The video Wall of Sea by highly-regarded Japanese painter and film artist Takashi Ishida alternates between images of the ocean and Ishida’s own ocean drawing, painstakingly pulling changes the artist made over time into a seamless narrative. Ishida’s films have been shown in several international film festivals.
Two additional objects, When I Last Wrote to You about Africa… by El Anatsui and Made in Porto-Novo by Romuald Hazoumè, were purchased and donated to the Museum by Apollo Society members Scott and Margy Trumbull and Dorothy Price, respectively.
El Anatsui has been hailed as one of the most significant contemporary African artists. His recent retrospective When I Last Wrote to You about Africa took its name from the wooden, scroll-like wall hanging. The Ghanaian artist, working in Nigeria, is well-known for his bottle cap curtains and had an installation on view earlier this year at the University of Michigan Art Museum and at the Brooklyn Museum.
Hazoumè, an African artist from the Republic of Benin, is also internationally known and is gaining prominence in the United States. His oversized sculpture of musical instruments, Made in PortoNovo, evokes a four-person jazz band, complete with sound and crafted from used petrol cans.
This year’s selection theme of global contemporary art broadened The Apollo Society’s collecting range.
“One of the goals was to bring work into the collection by artists from areas of the world where the Museum had previously done little collecting,” said Amy Gilman, associate director of the Museum and curator of modern and contemporary art. “I’m delighted The Apollo Society responded so positively to all the works presented this year.”
The 57-member Apollo Society was founded 27 years ago and currently has the largest membership in its history.
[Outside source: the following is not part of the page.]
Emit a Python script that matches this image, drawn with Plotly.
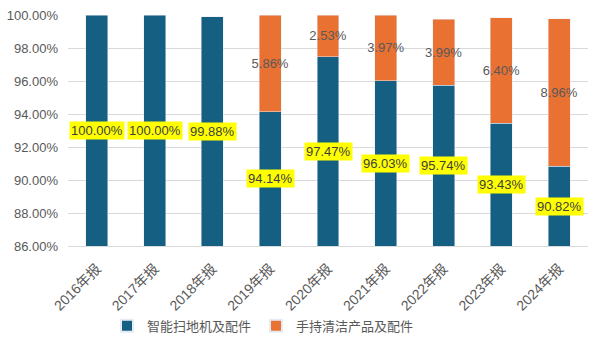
import plotly.graph_objects as go

categories = ["2016年报", "2017年报", "2018年报", "2019年报", "2020年报",
              "2021年报", "2022年报", "2023年报", "2024年报"]
robot = [100.00, 100.00, 99.88, 94.14, 97.47, 96.03, 95.74, 93.43, 90.82]
handheld = [None, None, None, 5.86, 2.53, 3.97, 3.99, 6.40, 8.96]
y_min, y_max = 86, 100

FONT = "Liberation Sans, Arial, Noto Sans CJK SC, sans-serif"
GRAY = "#595959"

fig = go.Figure()
fig.add_bar(x=categories, y=robot, name="智能扫地机及配件", marker_color="#156082")
fig.add_bar(x=categories, y=handheld, name="手持清洁产品及配件", marker_color="#E97132",
            text=[f"{v:.2f}%" if v is not None else "" for v in handheld],
            textposition="inside", insidetextanchor="middle", textangle=0,
            constraintext="none",
            textfont=dict(color=GRAY, size=13, family=FONT))

annotations = []
for c, v in zip(categories, robot):
    annotations.append(dict(x=c, y=(y_min + v) / 2, xref="x", yref="y",
                            text=f"{v:.2f}%", showarrow=False,
                            bgcolor="#FFFF00", borderpad=1,
                            font=dict(color="#404040", size=13, family=FONT)))

fig.update_layout(
    barmode="stack", bargap=0.62,
    width=600, height=353,
    margin=dict(l=68, r=12, t=15, b=107, autoexpand=False),
    plot_bgcolor="white", paper_bgcolor="white",
    font=dict(family=FONT, size=13, color=GRAY),
    annotations=annotations,
    legend=dict(orientation="h", x=0.075, xanchor="left", y=-0.345, yanchor="middle",
                traceorder="normal",
                font=dict(size=13, color=GRAY), itemsizing="constant"),
    uniformtext=dict(mode=False),
)
fig.update_yaxes(range=[y_min, y_max], dtick=2, ticksuffix="%", tickformat=".2f",
                 showgrid=True, gridcolor="#D9D9D9", gridwidth=1, zeroline=False,
                 tickfont=dict(size=13, color=GRAY), ticks="", showline=False,
                 automargin=False, ticklabelstandoff=9)
fig.update_xaxes(tickangle=-45, showline=True, linecolor="#D9D9D9", automargin=False,
                 tickfont=dict(size=14, color=GRAY), ticks="", ticklabelstandoff=8)
fig.write_html("out.html")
Those interested in learning how to join should contact Kathy Miller at firstname.lastname@example.org or Larry Nichols at email@example.com.
Corrections: June 9, 2016
Global contemporary art collection was in 2013.
I was so very glad to see that Takashi Ishida’s work has been added to the collection at TMA.
They are realy very nice and new steps on contemporary art.
I was thrilled to see Rubber Soul for the first time on a recent Sunday afternoon. Really see it through the Visual Literacy program so actively implemented this past year.
. And, what is especially nice too, is many of the guards are empowered and, in a very friendly way, often interact with the public. It was a guard who gave my husband and I several interesting facts about Rubber Soul, that made it come alive! The guards seem to have more pride about the treasures they protect! I think the museum realizes the public is interacting with everyone as well as the art.